DNS Domain Name System
You likely use DNS servers without realizing it. DNS stands for domain name servers. Domain name servers are very important for using the internet and they are fascinating. The DNS system is one of the largest and most active distributed databases in the world. If there was no DNS, there would be no internet!
Everytime you surf the internet or send an email, you are using the DNS system. Its main function is to translate between domain names and IP addresses and to list the mail-exchange servers accepting e-mail for each domain. A frequently used analogy to explain DNS is that it serves as the "phone book" for the Internet by translating human-friendly computer host names into IP addresses. For instance, www.uptrends.com translates to 208.77.188.166.
DNS servers translate domain names to IP addresses.
DNS servers translate domain names to IP addresses. This sounds very easy, and most of the time it is. However when you read the five points below you will understand some of the complexities involved:
- On the internet there are billions of IP addresses used
- Every day new domain names are created
- Every day, domain names and IP addresses will change
- Billions of DNS requests are made every day. When you are on the internet you will probably make a hundred or more DNS requests per day.
- Millions of people work to change and add domain names and IP addresses every day.
No other database in the world will get as many requests as the DNS system. Just imagine what it would be like without it! If we had to remember the IP addresses of each website while we were surfing the internet, the internet would never have become as popular as it is. Clearly, remember a word or phrase is considerably easier than remembering an IP address. For example, it is much easier to remember the domain Uptrends.com than the IP address 208.77.188.166. So, DNS servers make it much easier for you to surf the internet.
DNS servers continually do two things:
- They accept requests from programs to convert domain names into IP addresses.
- They accept requests from other name servers to convert domain names into IP addresses.
When a request comes in, the name server can do one of four things with it:
- It can answer the request with an IP address because it already knows the IP address for the domain.
- It can contact another name server and try to find the IP address for the name requested. It may have to do this multiple times.
- It can say, "I don't know the IP address for the domain you requested, but here's the IP address for a name server that knows more than I do."
- It can return an error message because the requested domain name is invalid or does not exist.
When you type a URL into your browser, the browser will first convert the domain name and host name into an IP address.
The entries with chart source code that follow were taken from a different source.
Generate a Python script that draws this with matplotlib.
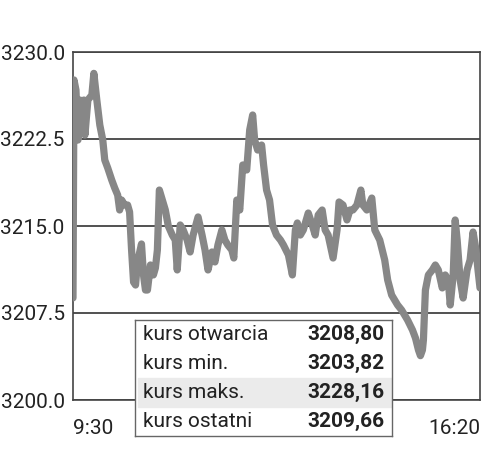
import matplotlib.pyplot as plt

plt.rcParams['font.family'] = ['Roboto', 'DejaVu Sans']

# minuty od 9:30 i kurs indeksu
minutes = [0, 1, 3, 5, 7, 9, 11, 12, 15, 19, 21, 24, 27, 30, 32, 35, 39, 42, 45, 47,
           49, 52, 55, 57, 59, 61, 63, 65, 69, 71, 73, 75, 78, 81, 83, 85, 87, 90, 93, 96,
           100, 103, 105, 108, 111, 115, 118, 121, 126, 130, 133, 136, 140, 143, 146, 150,
           153, 156, 160, 162, 165, 168, 171, 175, 178, 181, 183, 186, 190, 192, 195, 198,
           201, 205, 209, 212, 217, 221, 224, 226, 229, 232, 237, 241, 244, 247, 251, 254,
           257, 262, 266, 268, 272, 276, 279, 282, 286, 290, 292, 296, 301, 304, 309, 314,
           317, 321, 324, 327, 331, 334, 337, 342, 345, 348, 350, 352, 353, 355, 358, 362,
           365, 368, 372, 375, 378, 380, 383, 385, 387, 390, 393, 397, 400, 403, 406, 408, 410]
prices = [3208.80, 3227.59, 3226.72, 3222.41, 3225.86, 3223.71, 3225.86, 3222.84, 3225.86, 3226.29,
          3228.16, 3225.86, 3223.71, 3222.41, 3220.69, 3220.00, 3218.97, 3218.28, 3217.67, 3216.38,
          3217.24, 3216.81, 3216.81, 3216.21, 3212.93, 3210.17, 3209.91, 3211.90, 3213.45, 3210.78,
          3209.48, 3209.48, 3211.64, 3210.78, 3211.38, 3212.93, 3218.10, 3217.24, 3216.38, 3215.00,
          3214.22, 3213.79, 3211.21, 3215.09, 3214.66, 3213.79, 3212.76, 3214.22, 3215.78, 3214.22,
          3212.93, 3211.21, 3212.76, 3211.90, 3213.36, 3214.66, 3213.79, 3213.36, 3212.93, 3212.24,
          3217.24, 3216.38, 3220.26, 3219.83, 3223.28, 3224.57, 3222.41, 3221.55, 3221.98, 3220.26,
          3218.10, 3217.24, 3215.09, 3214.22, 3213.79, 3213.36, 3212.50, 3210.78, 3214.66, 3215.26,
          3214.22, 3214.66, 3216.12, 3215.09, 3214.22, 3215.95, 3216.38, 3214.66, 3214.22, 3212.24,
          3214.66, 3217.07, 3216.81, 3215.52, 3216.38, 3216.38, 3216.81, 3218.10, 3216.81, 3216.38,
          3217.41, 3214.66, 3213.79, 3212.07, 3210.34, 3209.05, 3208.62, 3208.19, 3207.76, 3207.33,
          3206.90, 3206.03, 3205.34, 3204.31, 3203.82, 3204.31, 3205.17, 3209.48, 3210.78, 3211.21,
          3211.64, 3211.21, 3209.66, 3210.78, 3210.34, 3208.19, 3210.78, 3215.52, 3213.79, 3210.34,
          3208.79, 3211.21, 3212.07, 3214.48, 3212.93, 3211.21, 3209.66]

y_ticks = [3200.0, 3207.5, 3215.0, 3222.5, 3230.0]
x_labels = ['9:30', '16:20']

table_labels = ['kurs otwarcia', 'kurs min.', 'kurs maks.', 'kurs ostatni']
table_values = ['3208,80', '3203,82', '3228,16', '3209,66']

fig = plt.figure(figsize=(5, 4.55), dpi=100)
ax = fig.add_axes([73 / 500, 55 / 455, 407 / 500, 348 / 455])

ax.plot(minutes, prices, color='#878787', lw=5.2, solid_joinstyle='round',
        solid_capstyle='round', zorder=3)

ax.set_xlim(0, 410)
ax.set_ylim(3200, 3230)
ax.set_yticks(y_ticks)
ax.set_yticklabels([f'{v:.1f}' for v in y_ticks], fontsize=15, color='#222222')
ax.set_xticks([0, 410])
ax.set_xticklabels(x_labels, fontsize=15, color='#222222')
xl = ax.get_xticklabels()
xl[0].set_ha('left')
xl[1].set_ha('right')
ax.tick_params(axis='both', length=0)
ax.tick_params(axis='y', pad=6)
ax.tick_params(axis='x', pad=14)

# linie siatki
ax.grid(axis='y', color='#333333', lw=1.2, zorder=1)
for s in ax.spines.values():
    s.set_color('#444444')
    s.set_linewidth(1.2)

# tabelka z kursami
tab = fig.add_axes([135 / 500, 19 / 455, 257 / 500, 116 / 455])
tab.set_xlim(0, 1)
tab.set_ylim(0, 4)
tab.set_xticks([])
tab.set_yticks([])
for s in tab.spines.values():
    s.set_color('#666666')
    s.set_linewidth(1.0)
n = len(table_labels)
for i, (lab, val) in enumerate(zip(table_labels, table_values)):
    yc = n - i - 0.5
    if lab == 'kurs maks.':
        tab.axhspan(yc - 0.5, yc + 0.5, xmin=0.01, color='#ebebeb', zorder=0)
    tab.text(0.03, yc, lab, fontsize=15, color='#222222', va='center', ha='left')
    tab.text(0.97, yc, val, fontsize=15, color='#222222', va='center', ha='right',
             fontweight='bold')

fig.savefig('out.png', dpi=100)
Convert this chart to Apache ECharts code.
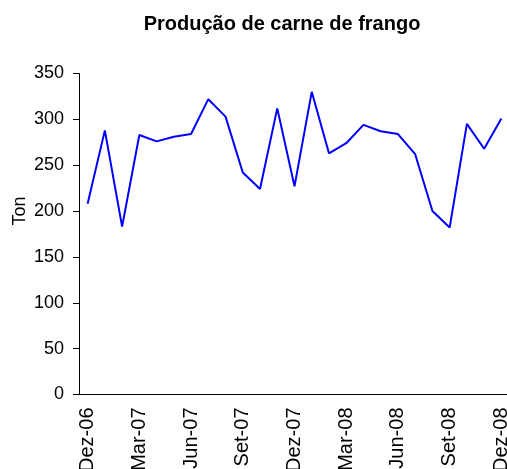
<!DOCTYPE html>
<html>
<head>
<meta charset="utf-8">
<style>
	html, body { margin: 0; padding: 0; background: #fff; }
	#chart { width: 507px; height: 469px; }
</style>
<script src="https://cdn.jsdelivr.net/npm/echarts@6/dist/echarts.min.js"></script>
</head>
<body>
<div id="chart"></div>
<script>
// months Dez-06 .. Dez-08
const months = ['Dez-06','Jan-07','Fev-07','Mar-07','Abr-07','Mai-07','Jun-07','Jul-07','Ago-07','Set-07','Out-07','Nov-07',
	'Dez-07','Jan-08','Fev-08','Mar-08','Abr-08','Mai-08','Jun-08','Jul-08','Ago-08','Set-08','Out-08','Nov-08','Dez-08'];
const producao = [208, 288, 183, 283, 276, 281, 284, 322, 303, 242, 224, 312,
	227, 330, 263, 274, 294, 287, 284, 262, 200, 182, 295, 268, 301];
const yTicks = { min: 0, max: 350, interval: 50 };

const chart = echarts.init(document.getElementById('chart'));
const fontFamily = 'Liberation Sans, Arial, sans-serif';

chart.setOption({
	animation: false,
	title: {
		text: 'Produção de carne de frango',
		left: 277,
		textAlign: 'center',
		top: 9,
		textStyle: { fontFamily: fontFamily, fontSize: 20, fontWeight: 'bold', color: '#000' }
	},
	// y axis title, placed by hand like the original
	graphic: [{
		type: 'text',
		x: 20,
		y: 211,
		rotation: Math.PI / 2,
		style: {
			text: 'Ton',
			fontFamily: fontFamily,
			fontSize: 18,
			fill: '#000',
			align: 'center',
			verticalAlign: 'middle'
		}
	}],
	grid: { left: 79, top: 73.5, width: 431, height: 321, containLabel: false, outerBoundsMode: 'none' },
	xAxis: {
		type: 'category',
		boundaryGap: true,
		data: months,
		axisLine: { lineStyle: { color: '#000', width: 1 } },
		axisTick: { interval: 2, length: 5, lineStyle: { color: '#000' } },
		axisLabel: {
			interval: 2,
			rotate: 90,
			margin: 13,
			fontFamily: fontFamily,
			fontSize: 20,
			color: '#000'
		},
		splitLine: { show: false }
	},
	yAxis: {
		type: 'value',
		min: yTicks.min,
		max: yTicks.max,
		interval: yTicks.interval,
		axisLine: { show: true, lineStyle: { color: '#000', width: 1 } },
		axisTick: { show: true, length: 6, lineStyle: { color: '#000' } },
		axisLabel: { margin: 15, fontFamily: fontFamily, fontSize: 18, color: '#000' },
		splitLine: { show: false }
	},
	series: [{
		name: 'Produção',
		type: 'line',
		data: producao,
		symbol: 'none',
		lineStyle: { color: '#0000FF', width: 2 },
		itemStyle: { color: '#0000FF' }
	}]
});
</script>
</body>
</html>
This allows the browser to request a webpage from the machine that answers that IP address. The browser gets the IP address by having a conversation with a name server.
For example, if you type "www.uptrends.com" into your browser, the browser needs to convert that URL into an IP address. The browser will hand "www.uptrends.com" to its default name server and ask it to convert it.
The name server may already know the IP address for www.uptrends.com. That would be the case if another request to resolve www.uptrends.com came in recently (name servers cache IP addresses to speed things up). When this happens, the name server will return the IP address immediately. Let's assume, however, that the name server has to start from scratch.
A name server would start its search for an IP address by contacting something called a root name servers. The root servers know the IP address for all of the other name servers. When your name server needs to get the IP address for www.uptrends.com, it would ask the root for help. The root might then say "I don't know the IP address for www.uptrends.com, but here's the IP address for the COM name server." Here are two important points to remember about root servers:
- There are many of them scattered all over the planet.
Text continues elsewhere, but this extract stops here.